« Mourir pour être encor plus proche de la terre », écrivait il y a plus d’un siècle Anna de Noailles, dans son poème La Mort Fervente. Les Suédois, eux, ne sont pas si pressés, qui mettent leurs défunts en pension avant de leur offrir le repos éternel.
« On ne laisse pas un poulet dans le frigo pendant plusieurs semaines, pourtant c’est ce qu’on fait avec nos morts, c’est terrible! », s’indigne de cette curieuse habitude l’essayiste Lotte Möller, auteure d’un brulot sur le sujet.
Son âme rendue, le mort suédois est en effet abandonné à la morgue jusqu’à la cérémonie des funérailles, soit en moyenne pendant plus de vingt jours, selon des statistiques publiées par l’Association suédoise des pompes funèbres. Les croque-morts assurent tenir là un record mondial.
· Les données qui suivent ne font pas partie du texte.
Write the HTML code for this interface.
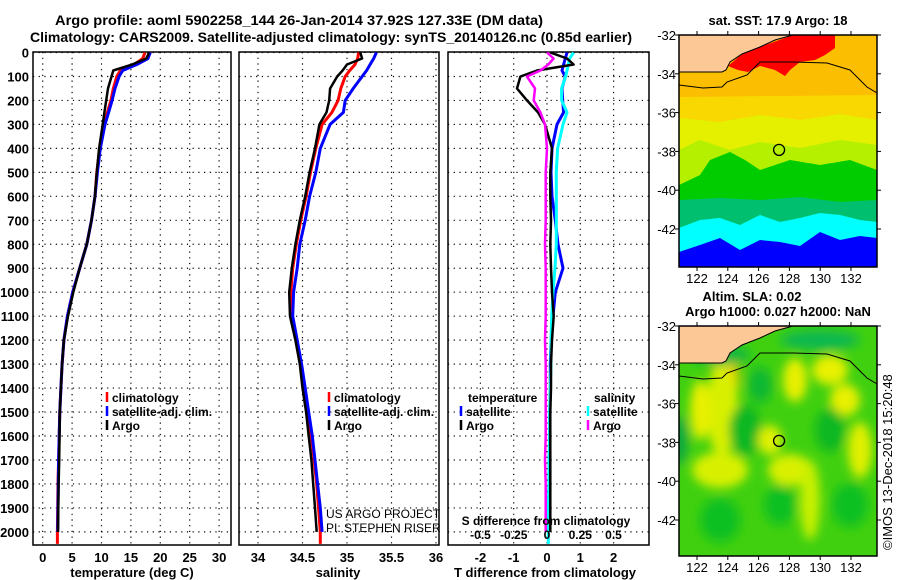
<!DOCTYPE html>
<html><head><meta charset="utf-8"><style>
html,body{margin:0;padding:0;background:#fff;}
svg{display:block;font-family:"Liberation Sans",sans-serif;font-weight:bold;}
</style></head><body>
<svg id="fig" width="900" height="580" viewBox="0 0 900 580" xmlns="http://www.w3.org/2000/svg">
<defs>
<filter id="blr" x="-30%" y="-30%" width="160%" height="160%"><feGaussianBlur stdDeviation="5"/></filter>
<clipPath id="c1"><rect x="679" y="35" width="198" height="232"/></clipPath>
<clipPath id="c2"><rect x="679" y="326" width="198" height="230"/></clipPath>
</defs>
<text x="55" y="25" font-size="14" textLength="488" lengthAdjust="spacingAndGlyphs">Argo profile: aoml 5902258_144 26-Jan-2014 37.92S 127.33E (DM data)</text>
<text x="30" y="42" font-size="14" textLength="602" lengthAdjust="spacingAndGlyphs">Climatology: CARS2009. Satellite-adjusted climatology: synTS_20140126.nc (0.85d earlier)</text>
<g id="plots"></g>
<g id="maps"></g>
<text x="778" y="25" font-size="13" text-anchor="middle">sat. SST: 17.9 Argo: 18</text>
<text x="752" y="301" font-size="13" text-anchor="middle">Altim. SLA: 0.02</text>
<text x="778" y="316" font-size="13" text-anchor="middle">Argo h1000: 0.027 h2000: NaN</text>
<text transform="translate(892,550) rotate(-90)" font-size="13" font-weight="normal">©IMOS 13-Dec-2018 15:20:48</text>
</svg>
<script>
// ---- data ----
const depths = [0,25,50,75,100,150,200,250,300,400,500,600,700,800,900,1000,1100,1200,1300,1400,1500,1600,1700,1800,1900,2000];
const tempArgo = [18.1,17.6,15.2,12.0,11.7,11.1,10.8,10.5,10.2,9.6,9.2,8.9,8.3,7.5,6.3,5.2,4.3,3.6,3.3,3.1,2.9,2.85,2.8,2.7,2.65,2.6];
const tempClim = [17.4,17.0,15.6,13.2,12.6,12.0,11.6,11.0,10.4,9.7,9.2,8.9,8.3,7.5,6.3,5.1,4.2,3.6,3.3,3.1,2.9,2.8,2.7,2.6,2.55,2.5];
const tempSat = [18.3,17.9,16.0,13.6,13.0,12.3,11.8,11.2,10.6,9.8,9.3,8.9,8.3,7.5,6.3,5.1,4.2,3.6,3.3,3.1,2.9,2.8,2.7,2.65,2.6,2.55];
const salArgo = [35.15,35.17,35.0,34.95,34.89,34.81,34.8,34.77,34.69,34.64,34.58,34.53,34.47,34.42,34.38,34.35,34.36,34.42,34.47,34.5,34.54,34.57,34.6,34.62,34.64,34.66];
const salClim = [35.13,35.12,35.09,35.03,34.98,34.93,34.9,34.83,34.72,34.65,34.59,34.54,34.48,34.43,34.39,34.37,34.38,34.43,34.48,34.52,34.56,34.6,34.63,34.66,34.68,34.7];
const salSat = [35.33,35.3,35.26,35.22,35.17,35.07,34.98,34.96,34.81,34.7,34.65,34.58,34.53,34.47,34.44,34.4,34.39,34.44,34.49,34.53,34.57,34.61,34.64,34.67,34.7,34.72];
const tDiffArgo = [0.1,0.6,0.8,-0.3,-0.8,-0.9,-0.6,-0.27,-0.06,0.15,0.1,0.1,0.12,0.1,0.12,0.15,0.2,0.15,0.12,0.12,0.1,0.1,0.1,0.1,0.1,0.1];
const tDiffSat = [0.6,0.55,0.5,0.45,0.55,0.45,0.47,0.5,0.3,0.15,0.12,0.15,0.25,0.33,0.48,0.25,0.18,0.12,0.1,0.1,0.08,0.08,0.07,0.06,0.05,0.05];
const sDiffArgo = [0,0.05,0.01,-0.05,-0.15,-0.09,-0.1,-0.05,-0.015,0,-0.01,-0.01,-0.01,-0.015,-0.01,-0.01,-0.01,-0.015,-0.01,-0.01,-0.01,-0.01,-0.015,-0.01,-0.01,-0.01];
const sDiffSat = [0.2,0.17,0.16,0.15,0.14,0.11,0.11,0.15,0.12,0.08,0.07,0.07,0.07,0.07,0.06,0.045,0.035,0.03,0.03,0.025,0.02,0.02,0.015,0.015,0.01,0.01];
const depthTicks = [0,100,200,300,400,500,600,700,800,900,1000,1100,1200,1300,1400,1500,1600,1700,1800,1900,2000];
const tempTicks = [0,5,10,15,20,25,30];
const salTicks = [34,34.5,35,35.5,36];
const tdTicks = [-2,-1,0,1,2];
const sdTicks = [-0.5,-0.25,0,0.25,0.5];
const lonTicks = [122,124,126,128,130,132];
const latTicks = [-32,-34,-36,-38,-40,-42];

// ---- helpers ----
const NS='http://www.w3.org/2000/svg';
function mk(parent,tag,attrs,txt){const e=document.createElementNS(NS,tag);for(const k in attrs)e.setAttribute(k,attrs[k]);if(txt!==undefined)e.textContent=txt;parent.appendChild(e);return e;}
const yD = d => 52.5 + d*0.2397;
const plotTop=52, plotBot=545;
const plots=document.getElementById('plots');

function panel(name,x0,x1,xs,ticks,label){
  const g=mk(plots,'g',{});
  
  
  depthTicks.forEach(d=>{const l=mk(g,'line',{x1:x0,x2:x1,y1:yD(d),y2:yD(d),stroke:'#000','stroke-width':1.2,'stroke-dasharray':'1.2 4.5'});
    
    });
  ticks.forEach(t=>{const l=mk(g,'line',{x1:xs(t),x2:xs(t),y1:plotTop,y2:plotBot,stroke:'#000','stroke-width':1.2,'stroke-dasharray':'1.2 4.5'});
    
    
    if(label){const tx=mk(g,'text',{x:xs(t),y:562,'font-size':13,'text-anchor':'middle'},String(t));
      
      }
  });
  const r=mk(g,'rect',{x:x0,y:plotTop,width:x1-x0,height:plotBot-plotTop,fill:'none',stroke:'#000','stroke-width':1.5});
  
  
  return g;
}
function series(g,name,vals,xs,color,w,extra){
  const pts=vals.map((v,i)=>xs(v).toFixed(1)+','+yD(depths[i]).toFixed(1));
  if(extra)pts.push(xs(vals[vals.length-1]).toFixed(1)+','+yD(extra).toFixed(1));
  const p=mk(g,'polyline',{points:pts.join(' '),fill:'none',stroke:color,'stroke-width':w,'stroke-linejoin':'round'});
  
  
}
function legend(g,x,y,color,txt,name){
  const l=mk(g,'line',{x1:x,x2:x,y1:y-10,y2:y,stroke:color,'stroke-width':2.5});
  
  
  const t=mk(g,'text',{x:x+5,y:y,'font-size':12},txt);
  
  
}

// depth labels
depthTicks.forEach(d=>{const t=mk(plots,'text',{x:29,y:yD(d)+5,'font-size':13,'text-anchor':'end'},String(d));
  
  });

// temperature
const xT=t=>42.7+t*5.88;
const g1=panel('temperature-panel',33,231,xT,tempTicks,true);
series(g1,'temp-climatology-line',tempClim,xT,'#f00',3,2050);
series(g1,'temp-satellite-line',tempSat,xT,'#00f',3);
series(g1,'temp-argo-line',tempArgo,xT,'#000',2.5);
legend(g1,107,402,'#f00','climatology','legend-climatology');
legend(g1,107,416,'#00f','satellite-adj. clim.','legend-satellite');
legend(g1,107,430,'#000','Argo','legend-argo');
let tt=mk(plots,'text',{x:132,y:577,'font-size':13,'text-anchor':'middle'},'temperature (deg C)');



// salinity
const xS=s=>258+(s-34)*89;
const g2=panel('salinity-panel',239,439,xS,salTicks,true);
series(g2,'sal-climatology-line',salClim,xS,'#f00',3,2050);
series(g2,'sal-satellite-line',salSat,xS,'#00f',3);
series(g2,'sal-argo-line',salArgo,xS,'#000',2.5);
legend(g2,329,402,'#f00','climatology','legend-climatology');
legend(g2,329,416,'#00f','satellite-adj. clim.','legend-satellite');
legend(g2,329,430,'#000','Argo','legend-argo');
let ts=mk(plots,'text',{x:338,y:577,'font-size':13,'text-anchor':'middle'},'salinity');


let c1=mk(g2,'text',{x:326,y:518,'font-size':12,'font-weight':'normal'},'US ARGO PROJECT');


let c2=mk(g2,'text',{x:326,y:532,'font-size':12,'font-weight':'normal'},'PI: STEPHEN RISER');



// differences
const xTD=t=>547+t*33.3;
const xSD=s=>547+s*133;
const g3=panel('difference-panel',448,649,xTD,tdTicks,true);
series(g3,'tdiff-satellite-line',tDiffSat,xTD,'#00f',3);
series(g3,'sdiff-satellite-line',sDiffSat,xSD,'#0ff',3,2050);
series(g3,'tdiff-argo-line',tDiffArgo,xTD,'#000',2.5);
series(g3,'sdiff-argo-line',sDiffArgo,xSD,'#f0f',2.5);
let lt=mk(g3,'text',{x:468,y:402,'font-size':12},'temperature');


legend(g3,461,416,'#00f','satellite','legend-t-satellite');
legend(g3,461,430,'#000','Argo','legend-t-argo');
let ls=mk(g3,'text',{x:594,y:402,'font-size':12},'salinity');


legend(g3,588,416,'#0ff','satellite','legend-s-satellite');
legend(g3,588,430,'#f0f','Argo','legend-s-argo');
let sdt=mk(g3,'text',{x:546,y:525,'font-size':12,'text-anchor':'middle'},'S difference from climatology');


sdTicks.forEach(s=>{const t=mk(g3,'text',{x:xSD(s),y:539,'font-size':12,'text-anchor':'middle'},String(s));
  
  });
let tdt=mk(plots,'text',{x:545,y:577,'font-size':13,'text-anchor':'middle'},'T difference from climatology');



// ---- maps ----
const maps=document.getElementById('maps');
const lonX=l=>697+(l-122)*15.4;
function mapFrame(name,y0,h,latY,clip,drawFn){
  const g=mk(maps,'g',{});
  
  
  const inner=mk(g,'g',{'clip-path':'url(#'+clip+')'});
  drawFn(inner,y0);
  const off=y0-35;
  const land=mk(inner,'polygon',{fill:'#fcc896',points:[[679,35],[793,35],[775,40],[760,47],[742,54],[730,62],[726,70],[722,72],[700,72],[679,72]].map(p=>p[0]+','+(p[1]+off)).join(' ')});
  
  
  const cont=mk(inner,'polyline',{fill:'none',stroke:'#000','stroke-width':1,points:[[679,85],[703,88],[722,87],[727,82],[747,75],[760,62],[793,62],[827,63],[850,70],[867,87],[877,93]].map(p=>p[0]+','+(p[1]+off)).join(' ')});
  
  
  const coast=mk(inner,'polyline',{fill:'none',stroke:'#000','stroke-width':1,points:[[679,72],[722,72],[726,70],[730,62],[742,54],[760,47],[775,40],[793,35]].map(p=>p[0]+','+(p[1]+off)).join(' ')});
  
  
  const c=mk(g,'circle',{cx:lonX(127.33),cy:latY(-37.92),r:5.5,fill:'none',stroke:'#000','stroke-width':1.3});
  
  
  const fr=mk(g,'rect',{x:679,y:y0,width:198,height:h,fill:'none',stroke:'#000','stroke-width':1.5});
  
  
  lonTicks.forEach(l=>{mk(g,'line',{x1:lonX(l),x2:lonX(l),y1:y0+h,y2:y0+h+4,stroke:'#000'});mk(g,'line',{x1:lonX(l),x2:lonX(l),y1:y0,y2:y0-4,stroke:'#000'});
    const t=mk(g,'text',{x:lonX(l),y:y0+h+16,'font-size':13,'text-anchor':'middle','font-weight':'normal'},String(l));
    
    });
  latTicks.forEach(la=>{mk(g,'line',{x1:675,x2:679,y1:latY(la),y2:latY(la),stroke:'#000'});mk(g,'line',{x1:877,x2:881,y1:latY(la),y2:latY(la),stroke:'#000'});
    const t=mk(g,'text',{x:676,y:latY(la)+5,'font-size':13,'text-anchor':'end','font-weight':'normal'},String(la));
    
    });
}
function band(g,color,pts,name){const p=mk(g,'polygon',{fill:color,points:pts});}
mapFrame('sst-map',35,232,la=>35+(-32-la)*19.4,'c1',(g,y0)=>{
  band(g,'#fcbe00','679,35 877,35 877,267 679,267','sst-orange');
  band(g,'#f00','728,66 742,54 760,47 793,35 835,35 835,48 825,55 815,60 800,62 790,70 785,76 775,70 760,66 748,72 738,70','sst-red');
  band(g,'#f8d800','679,97 877,95 877,267 679,267','sst-yellow-orange');
  band(g,'#e4f000','679,118 720,122 760,115 800,120 840,114 877,120 877,267 679,267','sst-yellow');
  band(g,'#b4f000','679,150 700,140 730,150 760,142 800,148 840,140 877,145 877,267 679,267','sst-lime');
  band(g,'#00cc00','679,185 700,175 710,160 730,152 745,160 760,170 790,160 820,165 850,160 877,170 877,267 679,267','sst-green');
  band(g,'#00c070','679,200 720,198 760,200 800,197 840,202 877,200 877,267 679,267','sst-teal');
  band(g,'#00ffff','679,228 700,220 720,218 740,225 760,215 780,222 800,218 820,213 840,215 860,220 877,222 877,267 679,267','sst-cyan');
  band(g,'#0000ff','679,252 700,245 720,238 740,250 760,240 780,242 800,246 820,232 840,240 860,236 877,238 877,267 679,267','sst-blue');
});
const SLAblobs = [[725,380,14,28,'#f0c800'],[722,410,16,45,'#d8f000'],[700,410,10,30,'#e8f000'],[760,385,12,18,'#10b830'],[795,380,12,22,'#e8f000'],[830,370,18,15,'#e8f000'],[845,400,15,16,'#e8f000'],[790,470,22,16,'#d8f000'],[720,470,28,18,'#d8f000'],[860,450,12,28,'#e0f000'],[745,430,16,26,'#10b820'],[830,430,15,22,'#10b820'],[780,505,16,20,'#10c020'],[720,520,20,22,'#10c020'],[850,505,18,22,'#10c020'],[770,440,12,15,'#e0f000'],[680,440,8,25,'#10a840'],[720,355,30,10,'#10b840'],[820,340,40,10,'#10b850'],[810,500,10,40,'#c8f000']];
mapFrame('sla-map',326,230,la=>326+(-32-la)*19.4,'c2',(g,y0)=>{
  band(g,'#40d010','679,326 877,326 877,556 679,556','sla-background');
  const bg=mk(g,'g',{filter:'url(#blr)'});
  SLAblobs.forEach(b=>{const e=mk(bg,'ellipse',{cx:b[0],cy:b[1],rx:b[2],ry:b[3],fill:b[4]});
    
    });
});
</script>
</body></html>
« Le corps est pris en charge, le mort n’est plus le problème de sa famille. Il ne compte plus », analyse Mme Möller.
Agnes Hansson, une étudiante de 21 ans, a perdu son père Åke, décédé brutalement le 8 février chez lui à Härnösand, une ville côtière située à 400 km au nord de Stockholm, la capiale suédoise où elle étudie. Les funérailles ont eu lieu le 4 mars, 24 jours plus tard. Un délai qui peut paraître long et pourtant, aux yeux de l’étudiante, « c’était trop court ».
« J’avais un tas de choses à faire et je n’ai pas pu participer aux préparatifs. D’autres n’ont pas eu le temps de prendre un congé ou de faire garder leurs enfants », explique-t-elle à l’AFP. « Pensez au temps qui s’écoule pour un baptême ou un mariage entre l’envoi des cartons d’invitation et les cérémonies elles-mêmes », fait-elle remarquer.
Les considérations d’ordre religieux viennent loin derrière. La Suède figure d’ailleurs parmi les pays les plus sécularisés du monde, avec seulement 8% de pratiquants déclarés. Elle répond depuis la Réforme à la doctrine de Luther et la liturgie protestante professe rigueur et dépouillement – par contraste avec celle, bien plus fastueuse, de l’Église catholique romaine.
Mort à assembler
Pourquoi tant attendre pour enterrer ses morts? Les explications sont plurielles.
Il ne s’agit pas, à en croire les spécialistes interrogés par l’AFP, de conjurer la disparition de l’être en prolongeant le séjour de l’enveloppe charnelle parmi les vivants.
Ici, on entend seulement faire simple, efficace. La mort pensée comme un meuble en kit… Les Suédois sont « peu versés dans le sentimentalisme, sans fantaisie et très pragmatiques », ironise Lotte Möller.
Pour Åke Daun, professeur émérite d’ethnologie à l’Université de Stockholm, cet accommodement avec la mort doit de fait être perçu « comme l’expression du tempérament pratique des Suédois ». « En général, la mort intervient à un moment qui n’est pas prévisible. On estime en Suède qu’il faut reculer la cérémonie d’enterrement le plus possible pour que la famille, les amis y assistent ».
Le délai ne semble pas choquer grand monde. « C’est tout à fait normal. C’est comme ça que ça se passe, c’est tout », constate Sara Andersson, Stockholmoise de 28 ans. « Ca peut paraitre un peu long quand on y réfléchit, surtout que le corps reste à la morgue tout seul, mais dans le processus de deuil, aller plus vite serait trop rapide », défend Julia Hederius, 34 ans.
La tradition suédoise d’attendre un long moment avant d’enterrer ses morts remonte aux années 1970, lorsque la Suède s’ouvrait au monde. Le délai était alors de deux mois. « Il fallait donner du temps aux nouveaux expatriés et aux pionniers du tourisme de masse à l’étranger de revenir au pays » en cas de décès d’un proche, explique Anders Jarlet, historien de l’Église suédoise.